O debate em andamento no México no momento seria praticamente impensável há uma década, disseram proponentes da lei. O assunto é tão tabu que a Igreja certa vez excomungou atrizes e produtores de televisão por o abordarem em uma novela.

“As pessoas estão conversando abertamente sobre aborto pela primeira vez no México”, disse Lilian Sepulveda, uma advogada do Centro pelos Direitos Reprodutivos, com sede em Nova York, que monitora o assunto na América Latina. “É histórico.”

Ainda assim, legisladores na Assembléia estão se preparando para uma luta feia e cada lado tem promovido fortes comícios.
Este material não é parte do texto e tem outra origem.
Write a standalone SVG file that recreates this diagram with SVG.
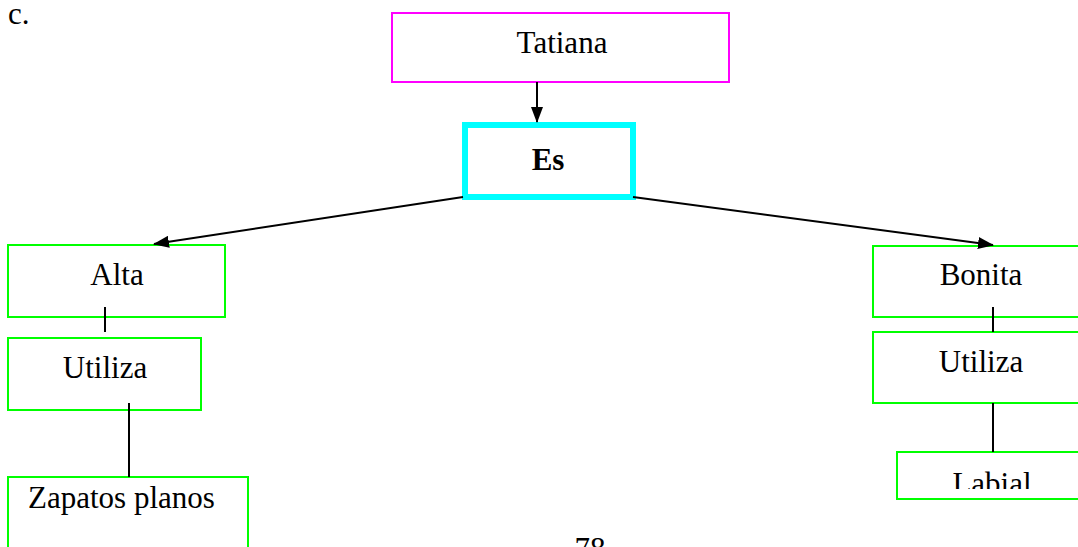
<svg xmlns="http://www.w3.org/2000/svg" width="1078" height="547" viewBox="0 0 1078 547">
<style>
text{font-family:"Liberation Serif","Times New Roman",serif;font-size:31px;fill:#000}
.g{fill:#fff;stroke:#00ff00;stroke-width:2}
.m{fill:#fff;stroke:#ff00ff;stroke-width:2}
.c{fill:#fff;stroke:#00ffff;stroke-width:6}
.l{stroke:#000;stroke-width:2;fill:none}
</style>
<defs>
<marker id="ah" markerWidth="16" markerHeight="12" refX="15" refY="6" orient="auto" markerUnits="userSpaceOnUse">
<path d="M0,0 L16,6 L0,12 Z" fill="#000"/>
</marker>
<clipPath id="labclip"><rect x="897" y="453" width="181" height="36"/></clipPath>
</defs>
<rect width="1078" height="547" fill="#fff"/>
<text x="8" y="24" font-size="29">c.</text>
<g id="tatiana"><rect class="m" x="392" y="13" width="337" height="69"/><text x="562" y="53" text-anchor="middle">Tatiana</text></g>
<g id="es"><rect class="c" x="465" y="125" width="168" height="72"/><text x="548" y="170" text-anchor="middle" font-weight="bold">Es</text></g>
<g id="alta"><rect class="g" x="8" y="245" width="217" height="72"/><text x="117" y="285" text-anchor="middle">Alta</text></g>
<g id="utiliza1"><rect class="g" x="8" y="338" width="193" height="72"/><text x="105" y="378" text-anchor="middle">Utiliza</text></g>
<g id="zapatos"><rect class="g" x="8" y="477" width="240" height="80"/><text x="28" y="508">Zapatos planos</text></g>
<g id="bonita"><rect class="g" x="873" y="246" width="210" height="71"/><text x="981" y="285" text-anchor="middle">Bonita</text></g>
<g id="utiliza2"><rect class="g" x="873" y="332" width="210" height="71"/><text x="981" y="372" text-anchor="middle">Utiliza</text></g>
<g id="labial"><rect class="g" x="897" y="452" width="190" height="47"/><text x="992" y="494" text-anchor="middle" clip-path="url(#labclip)">Labial</text></g>
<text x="590" y="559" text-anchor="middle">78</text>
<g id="connectors">
<line class="l" x1="537" y1="82" x2="537" y2="122" marker-end="url(#ah)"/>
<line class="l" x1="463" y1="197" x2="154" y2="244" marker-end="url(#ah)"/>
<line class="l" x1="633" y1="197" x2="993" y2="245" marker-end="url(#ah)"/>
<line class="l" x1="105" y1="307" x2="105" y2="332"/>
<line class="l" x1="129" y1="403" x2="129" y2="477"/>
<line class="l" x1="993" y1="307" x2="993" y2="332"/>
<line class="l" x1="993" y1="403" x2="993" y2="452"/>
</g>
</svg>
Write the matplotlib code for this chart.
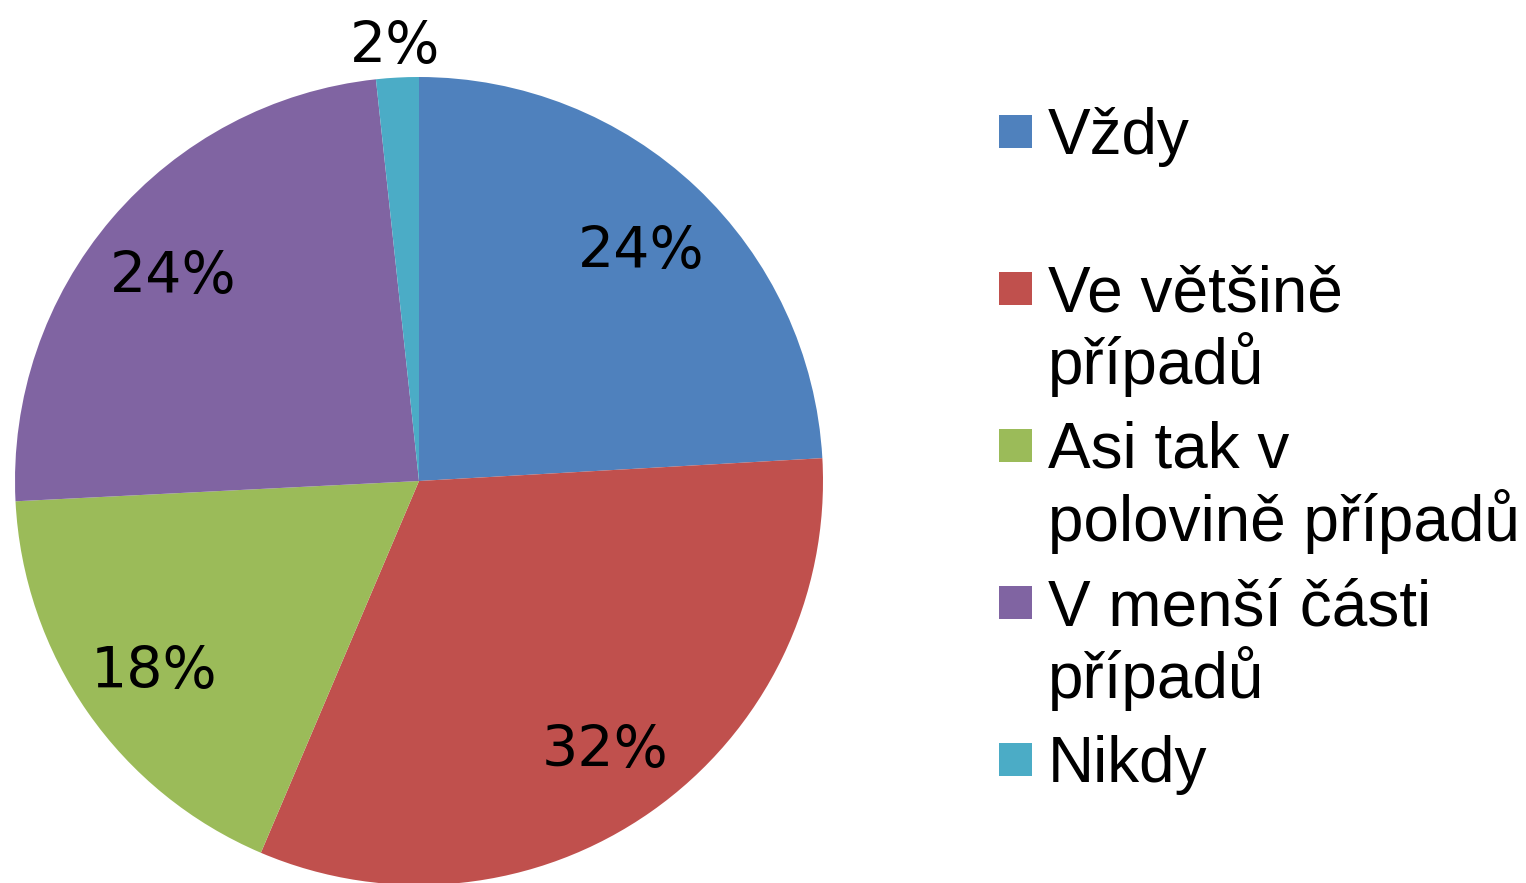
import numpy as np
from matplotlib import pyplot as plt
from matplotlib.patches import Rectangle

# answers and their shares (percent)
labels = ["Vždy", "Ve většině\npřípadů", "Asi tak v\npolovině případů",
          "V menší části\npřípadů", "Nikdy"]
values = [24.1, 32.3, 17.8, 24.1, 1.7]
colors = ["#4F81BD", "#C0504D", "#9BBB59", "#8064A2", "#4BACC6"]

W, H = 1526, 883
fig = plt.figure(figsize=(W / 100, H / 100), dpi=100)

# pie axes placed in pixel terms: centre ~ (419, 481), radius ~404
cx, cy, r = 419, 481, 404
ax = fig.add_axes([(cx - r) / W, (H - cy - r) / H, 2 * r / W, 2 * r / H])
wedges, texts, autotexts = ax.pie(
    values, colors=colors, startangle=90, counterclock=False,
    autopct="%1.0f%%", pctdistance=0.80, radius=1,
    wedgeprops=dict(linewidth=0),
    textprops=dict(fontsize=41, family="DejaVu Sans", color="black"))
ax.set_xlim(-1, 1)
ax.set_ylim(-1, 1)
for t in autotexts:
    t.set_va("center_baseline")

# the tiny slice gets its label outside the pie
w = wedges[-1]
mid = np.deg2rad((w.theta1 + w.theta2) / 2)
autotexts[-1].set_position((1.09 * np.cos(mid), 1.09 * np.sin(mid)))

# legend drawn by hand so the markers sit on even slots like the original
x_box, x_txt = 999, 1048
y0, step = 131, 157
box = 33
line_h = 73
for i, (lab, col) in enumerate(zip(labels, colors)):
    yc = y0 + i * step
    fig.patches.append(Rectangle((x_box / W, (H - yc - box / 2) / H),
                                 box / W, box / H, facecolor=col,
                                 edgecolor="none", transform=fig.transFigure))
    for j, line in enumerate(lab.split("\n")):
        fig.text(x_txt / W, (H - yc - 23 - j * line_h) / H, line,
                 fontsize=46, family="Liberation Sans",
                 va="baseline", ha="left")

fig.savefig("out.png", dpi=100)
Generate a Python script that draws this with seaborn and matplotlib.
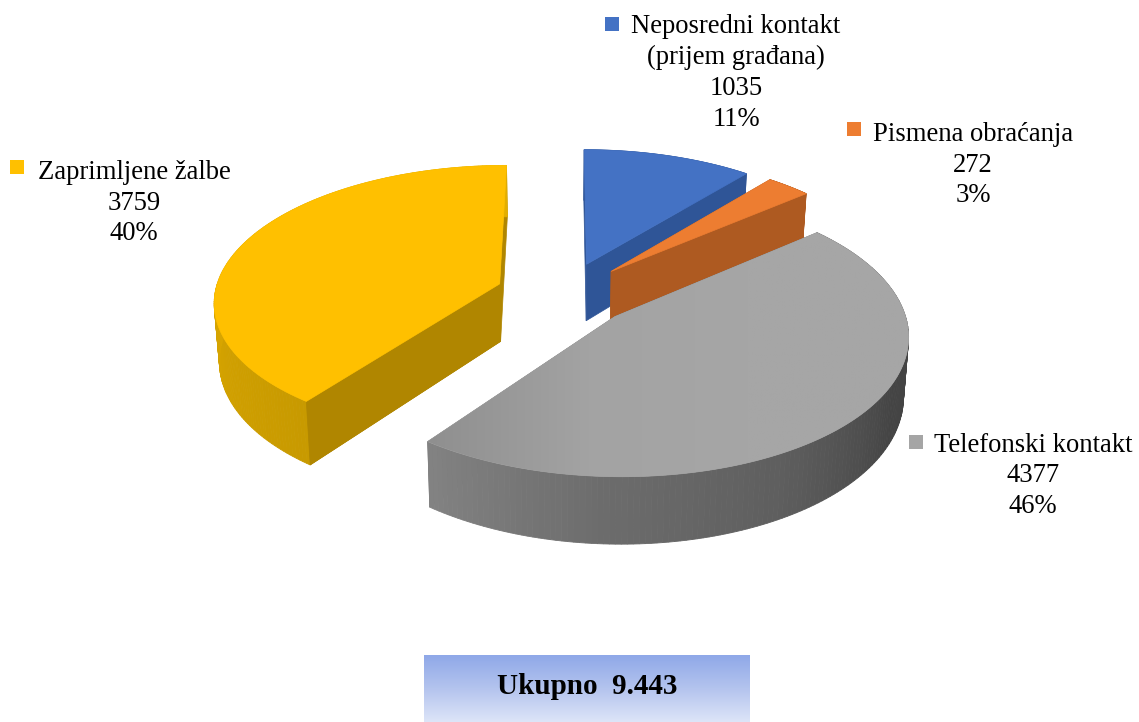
# Struktura predmeta - 3D razmaknuti pie chart
import numpy as np
import seaborn as sns
import matplotlib.pyplot as plt
from matplotlib.patches import Polygon, Rectangle

names = ['Neposredni kontakt\n(prijem građana)', 'Pismena obraćanja', 'Telefonski kontakt', 'Zaprimljene žalbe']
values = [1035, 272, 4377, 3759]
top_colors = ['#4472C4', '#ED7D31', '#A5A5A5', '#FFC000']
cut_colors = ['#2F5597', '#AE5A21', '#6F6F6F', '#B08600']
side_colors = [['#2F5597', '#2F5597'], ['#AE5A21', '#AE5A21'],
               ['#434343', '#434343', '#444444', '#5E5E5E', '#6C6C6C', '#828282'],
               ['#C89A00', '#D6A400', '#E0AC00', '#E2AE00']]
total_label = 'Ukupno  9.443'
box_colors = ['#8FA8E8', '#B4C4EE', '#DDE5F8']

# mjesta natpisa i kvadratica
label_xy = [(736, 73), (973, 165), (1033, 476), (134, 203)]
marker_xy = [(605, 17), (847, 122), (909, 435), (10, 160)]

# parametri projekcije
cx, cy = 564, 294
rx, ry = 285, 135
persp = 0.12
explode = 0.24
depth = 58
bottom_shrink = 0.985

sns.set_theme(style='white')
plt.rcParams['font.family'] = ['Liberation Serif', 'DejaVu Serif']

fig, ax = plt.subplots(figsize=(11.39, 7.22), dpi=100)
fig.subplots_adjust(0, 0, 1, 1)


def project(X, Y, low=False):
    w = 1 + persp * Y
    sx = cx + rx * X / w
    sy = cy - ry * Y / w
    if low:
        sx = cx + (sx - cx) * bottom_shrink
        sy = sy + depth / w
    return np.column_stack([sx, sy])


total = sum(values)
ends = np.cumsum(values) / total * 2 * np.pi
starts = np.concatenate([[0], ends[:-1]])
order = [0, 1, 3, 2]  # redoslijed crtanja: straga prema naprijed

for i in order:
    t = np.linspace(starts[i], ends[i], 160)
    mid = (starts[i] + ends[i]) / 2
    ox, oy = explode * np.sin(mid), explode * np.cos(mid)
    arc_x, arc_y = ox + np.sin(t), oy + np.cos(t)

    # rezne plohe
    for a in [starts[i], ends[i]]:
        ex, ey = np.array([ox, ox + np.sin(a)]), np.array([oy, oy + np.cos(a)])
        pts = np.vstack([project(ex, ey), project(ex, ey, True)[::-1]])
        ax.add_patch(Polygon(pts, fc=cut_colors[i], ec=cut_colors[i], lw=0.5))

    # vanjski rub, traka po traka
    shades = sns.blend_palette(side_colors[i], len(t) - 1)
    up, down = project(arc_x, arc_y), project(arc_x, arc_y, True)
    for j in range(len(t) - 1):
        pts = [up[j], up[j + 1], down[j + 1], down[j]]
        ax.add_patch(Polygon(pts, fc=shades[j], ec=shades[j], lw=0.6))

    # ponovo rez na prednjem kraju zute kriske
    if i == 3:
        a = starts[i]
        ex, ey = np.array([ox, ox + np.sin(a)]), np.array([oy, oy + np.cos(a)])
        pts = np.vstack([project(ex, ey), project(ex, ey, True)[::-1]])
        ax.add_patch(Polygon(pts, fc=cut_colors[i], ec=cut_colors[i], lw=0.5))

    # gornja ploha
    outline = np.vstack([project(np.array([ox]), np.array([oy])), up])
    top = Polygon(outline, fc=top_colors[i], ec=top_colors[i], lw=0.5)
    ax.add_patch(top)
    if i == 2:
        # siva ploha je lijevo malo tamnija
        grey_map = sns.blend_palette(['#8F8F8F', '#A3A3A3', '#A6A6A6', '#A6A6A6'], as_cmap=True)
        im = ax.imshow(np.linspace(0, 1, 256)[None, :], cmap=grey_map, aspect='auto',
                       extent=(outline[:, 0].min(), outline[:, 0].max(), outline[:, 1].max(), outline[:, 1].min()),
                       zorder=top.get_zorder())
        im.set_clip_path(top)

    # natpis i kvadratic
    pct = round(values[i] / total * 100)
    ax.text(label_xy[i][0], label_xy[i][1], f'{names[i]}\n{values[i]}\n{pct}%', ha='center', va='center',
            fontsize=19.2, color='black', linespacing=1.3, zorder=5)
    ax.add_patch(Rectangle(marker_xy[i], 14, 14, fc=top_colors[i], ec='none', zorder=5))

# okvir s ukupnim brojem
box_map = sns.blend_palette(box_colors, as_cmap=True)
ax.imshow(np.linspace(0, 1, 256)[:, None], cmap=box_map, aspect='auto', extent=(424, 750, 722, 655), zorder=4)
ax.text(587, 686, total_label, ha='center', va='center', fontsize=21, fontweight='bold', color='black', zorder=5)

ax.set_xlim(0, 1139)
ax.set_ylim(722, 0)
ax.axis('off')
fig.savefig('out.png', dpi=100)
Várias centenas de pessoas a favor da lei marcharam na tarde de quinta-feira pelas ruas estreitas do centro histórico.

A multidão era composta na maioria por mulheres, principalmente de grupos de direitos da mulher e partidos políticos que apóiam a legalização do aborto. No domingo passado, o cardeal Norberto Rivera estava entre os líderes da Igreja que se juntaram a uma marcha de protesto pelo bulevar que leva à Basílica da Virgem de Guadalupe. Apesar da proibição à participação do clero na política, o cardeal disse a uma multidão de vários milhares: “Nós estamos unidos aqui para que ouçam nossa voz, a voz da vida”.

“Eles dizem que é um problema do direito da mulher sobre seu corpo, mas eles ignoram o direito sobre seus corpos que todos os meninos e meninas abortados têm”, ele disse posteriormente em sua homilia. “Eles lhes negam o direito fundamental, que é o direito à vida.”

Victor Hugo Cirigo Vasquez, o líder da maioria na Assembléia, disse que muitos dos 34 legisladores de seu Partido da Revolução Democrática, que apóia a medida, receberam ameaças de morte e mensagens em seus celulares, assim como e-mails desagradáveis. Foi dito a eles que seriam excomungados ou que iriam para o inferno caso aprovassem a lei. “Há uma campanha de linchamento orquestrada por grupos religiosos da extrema direita”, ele disse. “É uma campanha suja que está endurecendo.”

O principal autor do projeto, Jorge Diaz Cuervo, do Partido Alternativo, disse que os líderes da Igreja violaram a lei mexicana ao interferirem no processo legislativo. “Este é um Estado secular”, ele disse. “Não há motivo para impor as crenças religiosas de uma Igreja a 100% da população.”